Des milliers de personnes fuient vers l’Ukraine depuis les territoires détenus par la Russie via un point de passage non officiel entre les deux pays, au milieu d’une guerre brutale.
Ceux qui choisissent cette route subissent des recherches minutieuses des deux côtés et parcourent à pied un couloir de deux kilomètres le long de la ligne de front des combats – un no man’s land que les Ukrainiens appellent la « zone grise » – entre la région de Belgorod et Russie et région de Soumy en Ukraine.
Les gens ont fui de nombreuses régions occupées par la Russie – de Zaporizhzhia et Kherson au sud-est à Donetsk et Luhansk au nord-est jusqu’à la Crimée, la péninsule méridionale annexée par la Russie en 2014.

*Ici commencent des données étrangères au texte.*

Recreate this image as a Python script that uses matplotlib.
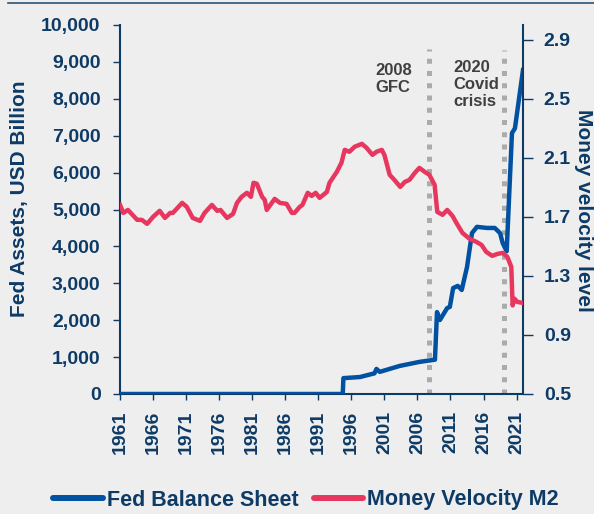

Certains voyagent avec des enfants ou des parents âgés. Lorsqu’ils arrivent à Soumy, ils sont épuisés, trouvant à peine la force de transporter les quelques affaires qu’ils ont réussi à récupérer avant de s’enfuir.

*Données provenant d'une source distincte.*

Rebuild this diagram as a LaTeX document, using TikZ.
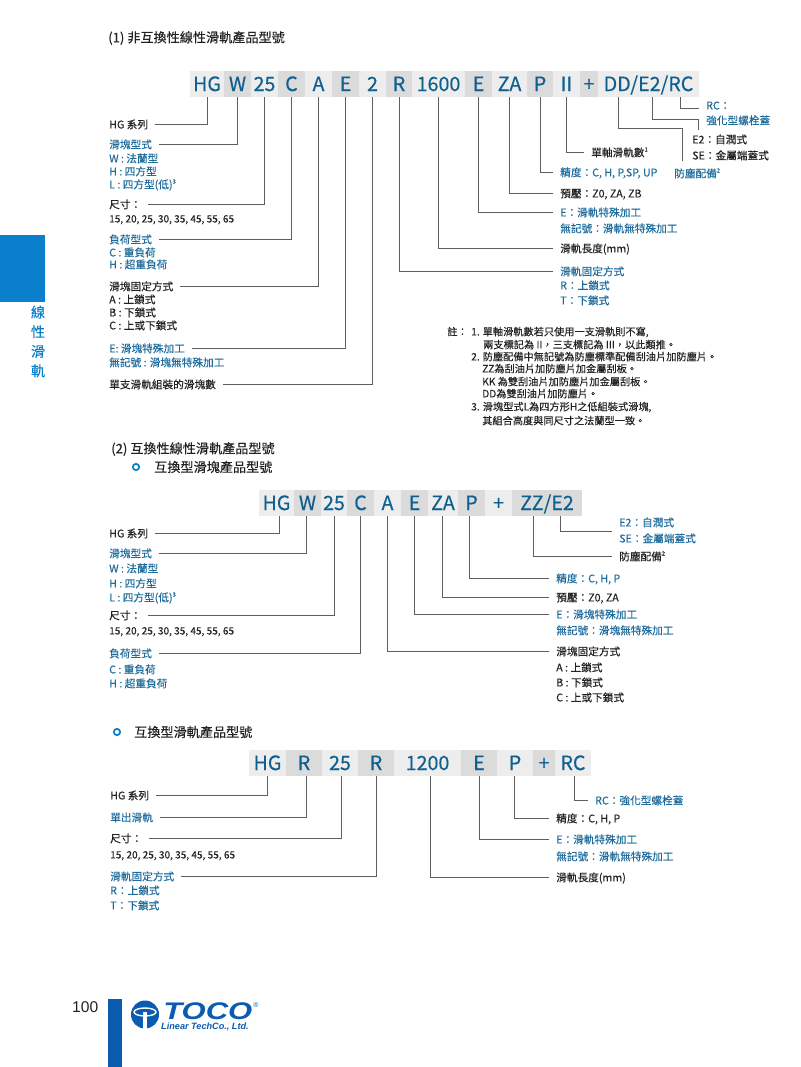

C’est là que les volontaires ukrainiens les accueillent, leur fournissant de la nourriture et un transport gratuit – généralement en train ou en bus – vers la capitale Kiev et bien d’autres endroits.
Kateryna Arisoi est la directrice de l’organisation non gouvernementale Pluriton, qui gère un refuge doté de bénévoles du côté du couloir sous contrôle ukrainien.

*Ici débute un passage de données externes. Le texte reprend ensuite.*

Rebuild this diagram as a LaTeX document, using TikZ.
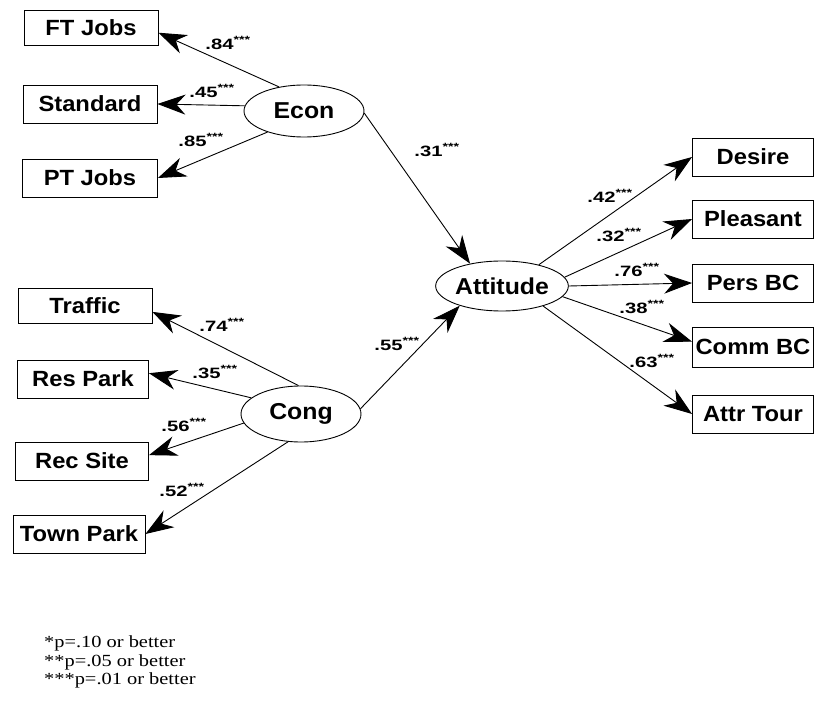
\documentclass[tikz,border=0pt]{standalone}
\usepackage{fontspec}
\setmainfont{Liberation Sans}[FakeStretch=1.08]
\newfontfamily\coeffont{Liberation Sans}[FakeStretch=1.35]
\newfontfamily\legendfont{Liberation Serif}[FakeStretch=1.2]
\usetikzlibrary{arrows.meta,shapes.geometric}
\tikzset{
  sem/box/.style={
    draw=black,
    line width=0.9pt,
    rectangle,
    minimum height=38pt,
    inner sep=2pt,
    align=center,
    font=\fontsize{22}{24}\selectfont\bfseries
  },
  sem/latent/.style={
    ellipse,
    draw=black,
    line width=0.9pt,
    minimum width=120pt,
    minimum height=52pt,
    inner sep=0pt,
    font=\fontsize{23}{26}\selectfont\bfseries
  },
  sem/arrow/.style={-{Stealth[length=28pt,width=20pt,inset=9pt]}, line width=0.9pt},
  sem/coef/.style={font=\coeffont\fontsize{15}{16}\selectfont\bfseries, inner sep=0pt},
  sem/note/.style={font=\legendfont\fontsize{17}{18.5}\selectfont, align=left, inner sep=0pt}
}
\begin{document}
\begin{tikzpicture}[x=1pt,y=-1pt]
  \useasboundingbox (0,0) rectangle (817,703);
  % economic indicators
  \node[sem/box,minimum width=134pt,minimum height=35pt] (ft) at (91,28) {FT Jobs};
  \node[sem/box,minimum width=134pt] (std) at (90,104) {Standard};
  \node[sem/box,minimum width=135pt] (pt) at (90,178) {PT Jobs};
  \node[sem/latent] (econ) at (304,111) {Econ};
  % congestion indicators
  \node[sem/box,minimum width=134pt,minimum height=35pt] (traffic) at (85,306) {Traffic};
  \node[sem/box,minimum width=131pt] (respark) at (83,379) {Res Park};
  \node[sem/box,minimum width=133pt] (recsite) at (82,461) {Rec Site};
  \node[sem/box,minimum width=132pt] (townpark) at (79,534) {Town Park};
  \node[sem/latent,minimum height=56pt] (cong) at (301,414) {Cong};
  % attitude and its indicators
  \node[sem/latent,minimum width=121pt,minimum height=50pt] (att) at (502,286) {Attitude};
  \node[sem/box,minimum width=121pt] (desire) at (753,157) {Desire};
  \node[sem/box,minimum width=121pt] (pleasant) at (753,219) {Pleasant};
  \node[sem/box,minimum width=121pt] (persbc) at (753,283) {Pers BC};
  \node[sem/box,minimum width=121pt,minimum height=40pt] (commbc) at (753,347) {Comm BC};
  \node[sem/box,minimum width=121pt] (attrtour) at (753,414) {Attr Tour};

  \draw[sem/arrow] (econ.136) -- (ft.-4);
  \draw[sem/arrow] (econ.175) -- (std.east);
  \draw[sem/arrow] (econ.210) -- (pt.east);
  \draw[sem/arrow] (econ.-2) -- (att.145);
  \draw[sem/arrow] (cong.95) -- (traffic.-5);
  \draw[sem/arrow] (cong.162) -- (respark.5);
  \draw[sem/arrow] (cong.189) -- (recsite.5);
  \draw[sem/arrow] (cong.245) -- (townpark.east);
  \draw[sem/arrow] (cong.5) -- (att.205);
  \draw[sem/arrow] (att.30) -- (desire.west);
  \draw[sem/arrow] (att.8) -- (pleasant.west);
  \draw[sem/arrow] (att.east) -- (persbc.west);
  \draw[sem/arrow] (att.-10) -- (commbc.175);
  \draw[sem/arrow] (att.-26) -- (attrtour.west);

  \node[sem/coef] (c-ft) at (228,43) {.84\textsuperscript{***}};
  \node[sem/coef] (c-std) at (212,91) {.45\textsuperscript{***}};
  \node[sem/coef] (c-pt) at (201,140) {.85\textsuperscript{***}};
  \node[sem/coef] (c-econ) at (437,150) {.31\textsuperscript{***}};
  \node[sem/coef] (c-traffic) at (222,325) {.74\textsuperscript{***}};
  \node[sem/coef] (c-respark) at (215,372) {.35\textsuperscript{***}};
  \node[sem/coef] (c-recsite) at (184,425) {.56\textsuperscript{***}};
  \node[sem/coef] (c-townpark) at (182,490) {.52\textsuperscript{***}};
  \node[sem/coef] (c-cong) at (397,344) {.55\textsuperscript{***}};
  \node[sem/coef] (c-desire) at (610,196) {.42\textsuperscript{***}};
  \node[sem/coef] (c-pleasant) at (619,235) {.32\textsuperscript{***}};
  \node[sem/coef] (c-persbc) at (637,270) {.76\textsuperscript{***}};
  \node[sem/coef] (c-commbc) at (642,307) {.38\textsuperscript{***}};
  \node[sem/coef] (c-attrtour) at (652,361) {.63\textsuperscript{***}};

  \node[sem/note,anchor=north west] (note) at (44,636) {*p=.10 or better\\**p=.05 or better\\***p=.01 or better};
\end{tikzpicture}
\end{document}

Plus de 15 500 personnes sont passées par le refuge depuis son ouverture en mars, a déclaré Arisoi, une réfugiée qui a fui sa maison dans la ville orientale de Bakhmut après qu’elle ait été réduite en ruines et reprise par les forces militaires russes en mai.
« J’ai aussi tout perdu… Je connais le sentiment que l’on ressent lorsqu’on perd sa maison, sa vie, son statut, lorsqu’on devient comme un zéro », a-t-elle déclaré.
Arisoi explique que pour certains de ceux qui fuient, le couloir fait partie d’un itinéraire long et détourné qu’ils doivent suivre pour se rendre dans des zones non occupées de leur province qui ne sont pas si éloignées.
Parce qu’ils ne peuvent pas traverser les lignes de front qui divisent ces zones, un voyage qui ne durait que quelques heures leur coûte désormais plus d’une journée.
C’est le cas d’Halyna Sidorova, 73 ans, qui a quitté il y a des années la ville de Zaporizhzhia – où se trouvent ses enfants et son petit-fils – pour s’occuper de sa mère âgée dans une autre zone de la province de Zaporizhzhia. Pendant la guerre, les deux zones étaient divisées par une ligne de front.
Peu avant le décès de sa mère, âgée de 93 ans, elle lui a dit qu’elle resterait pour lui faire ses adieux, puis qu’elle rentrerait chez elle dans la capitale provinciale.
Le moment venu, Sidorova a emballé ses affaires en silence, a saisi une canne et s’est lancée dans le difficile voyage de retour vers la ville de Zaporizhzhia. Elle n’en a parlé à personne dans le village.
Tout au long de ce voyage difficile, elle a trouvé du réconfort dans la prière, ce qui l’a aidée à garder le moral.
Au centre de Soumy se trouvait également Lidiia Martovytska, qui a décrit avoir effectué ce voyage « difficile » aux côtés de son fils Roman.
Lorsque les gens arrivent au refuge, ils échangent des histoires sombres sur la vie sous l’occupation russe. Beaucoup ont peur et ont accepté de parler aux médias uniquement sous couvert d’anonymat.
Les civils des territoires occupés risquent la détention pour des raisons mineures, comme le fait de parler ukrainien, ou pour des facteurs indépendants de leur volonté, comme le fait d’être un jeune homme, selon des dizaines de personnes interrogées par l’Associated Press pendant plusieurs mois.
Des milliers de personnes sont détenues sans inculpation dans les prisons russes et dans les zones des territoires occupés, selon les conclusions de l’enquête d’AP.